> **Directions**
Copy out, from the entries below, each line holding the string "with".
[Start of Given data]
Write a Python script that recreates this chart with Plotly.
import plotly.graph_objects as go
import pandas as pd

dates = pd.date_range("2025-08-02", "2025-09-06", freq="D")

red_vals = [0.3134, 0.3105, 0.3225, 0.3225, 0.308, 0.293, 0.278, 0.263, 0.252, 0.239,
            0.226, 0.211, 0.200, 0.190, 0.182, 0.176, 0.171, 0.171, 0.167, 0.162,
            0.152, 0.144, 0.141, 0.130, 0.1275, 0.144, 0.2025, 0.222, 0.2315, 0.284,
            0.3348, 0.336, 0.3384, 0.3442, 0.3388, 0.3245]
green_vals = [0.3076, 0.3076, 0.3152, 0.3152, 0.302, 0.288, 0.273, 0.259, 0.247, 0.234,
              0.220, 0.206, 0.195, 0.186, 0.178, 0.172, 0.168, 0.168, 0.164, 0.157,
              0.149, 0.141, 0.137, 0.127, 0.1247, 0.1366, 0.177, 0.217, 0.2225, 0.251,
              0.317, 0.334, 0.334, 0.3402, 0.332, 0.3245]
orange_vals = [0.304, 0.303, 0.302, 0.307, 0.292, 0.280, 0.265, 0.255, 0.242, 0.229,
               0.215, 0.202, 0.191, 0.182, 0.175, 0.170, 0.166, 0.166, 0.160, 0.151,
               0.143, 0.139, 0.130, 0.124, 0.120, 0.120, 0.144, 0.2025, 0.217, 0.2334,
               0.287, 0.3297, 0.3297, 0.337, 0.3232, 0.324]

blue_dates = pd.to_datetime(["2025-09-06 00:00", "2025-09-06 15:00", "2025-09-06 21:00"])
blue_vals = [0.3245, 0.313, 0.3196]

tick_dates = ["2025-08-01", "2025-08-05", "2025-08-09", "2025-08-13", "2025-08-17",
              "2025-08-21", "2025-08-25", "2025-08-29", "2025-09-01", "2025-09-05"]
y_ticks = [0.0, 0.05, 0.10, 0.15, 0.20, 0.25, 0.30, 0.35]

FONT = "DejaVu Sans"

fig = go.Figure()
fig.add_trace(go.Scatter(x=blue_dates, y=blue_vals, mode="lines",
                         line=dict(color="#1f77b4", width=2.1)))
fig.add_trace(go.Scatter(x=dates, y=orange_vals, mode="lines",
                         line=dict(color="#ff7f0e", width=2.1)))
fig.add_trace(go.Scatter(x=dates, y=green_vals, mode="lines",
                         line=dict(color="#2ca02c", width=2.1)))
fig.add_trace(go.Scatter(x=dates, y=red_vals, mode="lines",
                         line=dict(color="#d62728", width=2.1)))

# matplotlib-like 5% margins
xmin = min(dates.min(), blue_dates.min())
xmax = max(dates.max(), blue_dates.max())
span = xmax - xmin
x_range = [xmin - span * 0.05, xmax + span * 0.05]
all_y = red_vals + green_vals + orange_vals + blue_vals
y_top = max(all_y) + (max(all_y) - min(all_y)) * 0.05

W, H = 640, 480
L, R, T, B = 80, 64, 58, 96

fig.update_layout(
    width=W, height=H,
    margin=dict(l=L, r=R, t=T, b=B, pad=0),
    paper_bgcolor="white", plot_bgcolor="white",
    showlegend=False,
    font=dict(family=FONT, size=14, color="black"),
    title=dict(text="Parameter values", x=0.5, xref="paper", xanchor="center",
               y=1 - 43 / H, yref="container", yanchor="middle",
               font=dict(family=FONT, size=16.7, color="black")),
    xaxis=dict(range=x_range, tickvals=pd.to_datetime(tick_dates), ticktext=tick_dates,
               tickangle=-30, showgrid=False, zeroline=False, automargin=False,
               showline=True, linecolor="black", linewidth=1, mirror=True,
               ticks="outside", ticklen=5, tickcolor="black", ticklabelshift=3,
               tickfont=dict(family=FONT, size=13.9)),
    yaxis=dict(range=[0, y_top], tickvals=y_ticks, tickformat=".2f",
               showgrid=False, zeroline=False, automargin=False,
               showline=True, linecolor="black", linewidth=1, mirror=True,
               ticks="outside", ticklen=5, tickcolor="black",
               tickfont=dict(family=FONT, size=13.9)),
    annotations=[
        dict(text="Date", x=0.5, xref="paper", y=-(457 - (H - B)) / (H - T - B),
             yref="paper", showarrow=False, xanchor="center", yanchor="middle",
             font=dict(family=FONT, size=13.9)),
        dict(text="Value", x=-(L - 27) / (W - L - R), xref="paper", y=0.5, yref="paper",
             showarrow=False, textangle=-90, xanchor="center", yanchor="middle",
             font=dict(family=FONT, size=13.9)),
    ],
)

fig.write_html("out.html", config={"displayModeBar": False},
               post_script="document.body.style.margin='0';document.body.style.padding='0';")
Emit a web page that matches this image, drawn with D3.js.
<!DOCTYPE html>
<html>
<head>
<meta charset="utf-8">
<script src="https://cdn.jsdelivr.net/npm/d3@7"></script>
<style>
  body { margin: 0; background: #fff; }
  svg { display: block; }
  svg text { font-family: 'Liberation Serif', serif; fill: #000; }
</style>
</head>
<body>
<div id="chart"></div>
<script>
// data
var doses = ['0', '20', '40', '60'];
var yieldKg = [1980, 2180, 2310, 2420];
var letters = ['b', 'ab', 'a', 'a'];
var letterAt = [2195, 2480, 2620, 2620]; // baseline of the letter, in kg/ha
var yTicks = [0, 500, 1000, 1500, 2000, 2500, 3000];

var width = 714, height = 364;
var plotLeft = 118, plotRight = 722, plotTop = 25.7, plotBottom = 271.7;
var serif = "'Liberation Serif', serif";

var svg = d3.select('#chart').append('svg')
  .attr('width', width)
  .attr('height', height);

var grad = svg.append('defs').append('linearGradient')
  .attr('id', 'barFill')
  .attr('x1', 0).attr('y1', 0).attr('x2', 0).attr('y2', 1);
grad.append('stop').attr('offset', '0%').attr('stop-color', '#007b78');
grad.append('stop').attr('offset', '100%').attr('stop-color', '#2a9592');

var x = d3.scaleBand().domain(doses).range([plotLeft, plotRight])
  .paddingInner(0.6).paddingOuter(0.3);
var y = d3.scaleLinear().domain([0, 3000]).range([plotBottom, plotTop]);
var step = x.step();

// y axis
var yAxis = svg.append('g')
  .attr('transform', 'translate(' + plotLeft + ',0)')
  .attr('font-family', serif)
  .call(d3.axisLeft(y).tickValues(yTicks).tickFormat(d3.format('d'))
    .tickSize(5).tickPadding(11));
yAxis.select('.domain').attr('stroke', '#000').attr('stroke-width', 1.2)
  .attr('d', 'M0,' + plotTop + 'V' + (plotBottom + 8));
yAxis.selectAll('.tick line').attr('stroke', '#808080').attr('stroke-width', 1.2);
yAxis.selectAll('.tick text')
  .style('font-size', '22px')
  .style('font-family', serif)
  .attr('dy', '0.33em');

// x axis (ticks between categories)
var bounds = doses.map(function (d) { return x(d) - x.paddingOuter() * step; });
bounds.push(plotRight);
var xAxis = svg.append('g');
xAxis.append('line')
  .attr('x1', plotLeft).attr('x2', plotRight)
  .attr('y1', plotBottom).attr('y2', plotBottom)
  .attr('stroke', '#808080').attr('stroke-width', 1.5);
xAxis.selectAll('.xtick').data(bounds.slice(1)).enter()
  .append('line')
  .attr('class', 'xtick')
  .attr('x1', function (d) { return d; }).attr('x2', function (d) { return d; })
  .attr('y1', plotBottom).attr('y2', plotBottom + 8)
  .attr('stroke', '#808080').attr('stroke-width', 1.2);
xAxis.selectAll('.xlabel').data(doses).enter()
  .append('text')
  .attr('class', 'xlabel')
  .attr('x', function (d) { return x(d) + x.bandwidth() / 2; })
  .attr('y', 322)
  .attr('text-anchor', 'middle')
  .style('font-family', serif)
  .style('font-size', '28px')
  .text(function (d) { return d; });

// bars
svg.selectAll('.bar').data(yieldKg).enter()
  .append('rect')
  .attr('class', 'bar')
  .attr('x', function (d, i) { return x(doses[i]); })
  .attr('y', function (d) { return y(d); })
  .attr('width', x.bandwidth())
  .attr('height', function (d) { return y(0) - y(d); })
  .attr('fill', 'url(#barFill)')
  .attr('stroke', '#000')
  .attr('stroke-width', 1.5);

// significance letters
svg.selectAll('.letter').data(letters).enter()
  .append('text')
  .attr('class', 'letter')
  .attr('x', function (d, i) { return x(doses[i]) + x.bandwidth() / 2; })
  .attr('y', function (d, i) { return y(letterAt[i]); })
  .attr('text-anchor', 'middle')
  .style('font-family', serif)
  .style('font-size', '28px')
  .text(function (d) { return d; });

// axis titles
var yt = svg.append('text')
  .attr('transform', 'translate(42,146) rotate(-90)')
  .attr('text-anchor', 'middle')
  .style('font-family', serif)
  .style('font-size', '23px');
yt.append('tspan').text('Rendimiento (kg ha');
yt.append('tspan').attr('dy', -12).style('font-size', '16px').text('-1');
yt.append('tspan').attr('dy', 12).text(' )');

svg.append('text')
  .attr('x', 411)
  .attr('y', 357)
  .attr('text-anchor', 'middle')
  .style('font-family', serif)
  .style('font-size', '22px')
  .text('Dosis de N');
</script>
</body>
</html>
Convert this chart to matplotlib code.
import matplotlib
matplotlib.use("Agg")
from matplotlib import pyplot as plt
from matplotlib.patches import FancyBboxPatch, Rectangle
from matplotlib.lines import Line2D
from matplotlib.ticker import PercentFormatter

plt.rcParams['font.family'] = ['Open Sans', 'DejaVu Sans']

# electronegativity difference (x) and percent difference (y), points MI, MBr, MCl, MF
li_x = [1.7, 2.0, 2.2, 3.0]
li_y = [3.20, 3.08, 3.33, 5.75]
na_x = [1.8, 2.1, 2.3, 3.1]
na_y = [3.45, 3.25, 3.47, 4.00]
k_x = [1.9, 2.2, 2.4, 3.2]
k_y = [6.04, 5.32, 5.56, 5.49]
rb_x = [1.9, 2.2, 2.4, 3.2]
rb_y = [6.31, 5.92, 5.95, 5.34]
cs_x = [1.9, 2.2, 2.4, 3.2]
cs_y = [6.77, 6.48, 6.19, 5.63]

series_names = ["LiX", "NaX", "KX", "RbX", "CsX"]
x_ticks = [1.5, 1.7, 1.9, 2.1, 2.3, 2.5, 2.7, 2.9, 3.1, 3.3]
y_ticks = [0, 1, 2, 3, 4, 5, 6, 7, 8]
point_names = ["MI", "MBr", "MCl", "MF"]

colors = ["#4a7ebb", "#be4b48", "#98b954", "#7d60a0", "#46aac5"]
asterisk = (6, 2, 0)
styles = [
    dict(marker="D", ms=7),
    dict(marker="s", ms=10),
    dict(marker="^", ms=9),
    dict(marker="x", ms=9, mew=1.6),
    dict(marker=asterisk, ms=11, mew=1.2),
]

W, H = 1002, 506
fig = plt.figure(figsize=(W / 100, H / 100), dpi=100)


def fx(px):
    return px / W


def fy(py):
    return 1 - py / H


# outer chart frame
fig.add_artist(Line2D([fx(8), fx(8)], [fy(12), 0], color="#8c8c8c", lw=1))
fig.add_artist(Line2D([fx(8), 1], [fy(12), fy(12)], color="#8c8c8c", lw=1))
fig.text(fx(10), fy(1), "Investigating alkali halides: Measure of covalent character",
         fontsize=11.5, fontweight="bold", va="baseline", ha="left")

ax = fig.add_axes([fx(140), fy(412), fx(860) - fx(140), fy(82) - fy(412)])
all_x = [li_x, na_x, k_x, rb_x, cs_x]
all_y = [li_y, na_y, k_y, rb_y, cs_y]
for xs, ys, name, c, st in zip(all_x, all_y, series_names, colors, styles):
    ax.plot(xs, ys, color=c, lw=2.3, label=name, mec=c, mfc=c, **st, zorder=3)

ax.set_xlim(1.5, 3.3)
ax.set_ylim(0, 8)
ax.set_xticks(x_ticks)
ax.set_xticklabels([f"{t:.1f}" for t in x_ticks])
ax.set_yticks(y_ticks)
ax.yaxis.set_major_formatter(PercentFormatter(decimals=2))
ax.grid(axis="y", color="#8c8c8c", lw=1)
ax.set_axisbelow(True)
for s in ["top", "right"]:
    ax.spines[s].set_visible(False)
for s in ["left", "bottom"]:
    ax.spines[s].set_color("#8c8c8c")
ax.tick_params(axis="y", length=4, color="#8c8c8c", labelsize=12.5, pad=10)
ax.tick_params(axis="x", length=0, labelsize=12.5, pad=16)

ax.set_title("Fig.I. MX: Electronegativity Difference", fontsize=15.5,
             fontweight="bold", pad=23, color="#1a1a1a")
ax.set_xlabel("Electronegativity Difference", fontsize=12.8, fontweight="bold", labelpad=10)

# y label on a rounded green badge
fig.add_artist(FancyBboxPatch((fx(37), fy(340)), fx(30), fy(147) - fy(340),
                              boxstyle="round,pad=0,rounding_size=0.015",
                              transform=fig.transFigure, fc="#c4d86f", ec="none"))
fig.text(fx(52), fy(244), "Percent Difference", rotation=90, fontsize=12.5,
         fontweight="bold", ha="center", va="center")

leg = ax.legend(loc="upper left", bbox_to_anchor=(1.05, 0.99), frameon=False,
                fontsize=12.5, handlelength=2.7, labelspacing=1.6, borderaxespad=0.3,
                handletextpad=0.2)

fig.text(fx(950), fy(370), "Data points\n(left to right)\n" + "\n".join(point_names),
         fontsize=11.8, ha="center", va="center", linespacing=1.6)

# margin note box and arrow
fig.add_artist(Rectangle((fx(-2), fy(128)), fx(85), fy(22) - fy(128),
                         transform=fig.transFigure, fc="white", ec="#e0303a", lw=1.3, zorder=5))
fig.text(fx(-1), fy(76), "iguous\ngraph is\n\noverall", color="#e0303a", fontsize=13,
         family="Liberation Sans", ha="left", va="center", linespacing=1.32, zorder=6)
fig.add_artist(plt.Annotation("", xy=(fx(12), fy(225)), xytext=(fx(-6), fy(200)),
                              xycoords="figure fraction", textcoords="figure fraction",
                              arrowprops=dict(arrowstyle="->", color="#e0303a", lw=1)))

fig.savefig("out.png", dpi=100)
[End of Given data]
> **Task solution**
Write a Python script that recreates this chart with Plotly.
Emit a web page that matches this image, drawn with D3.js.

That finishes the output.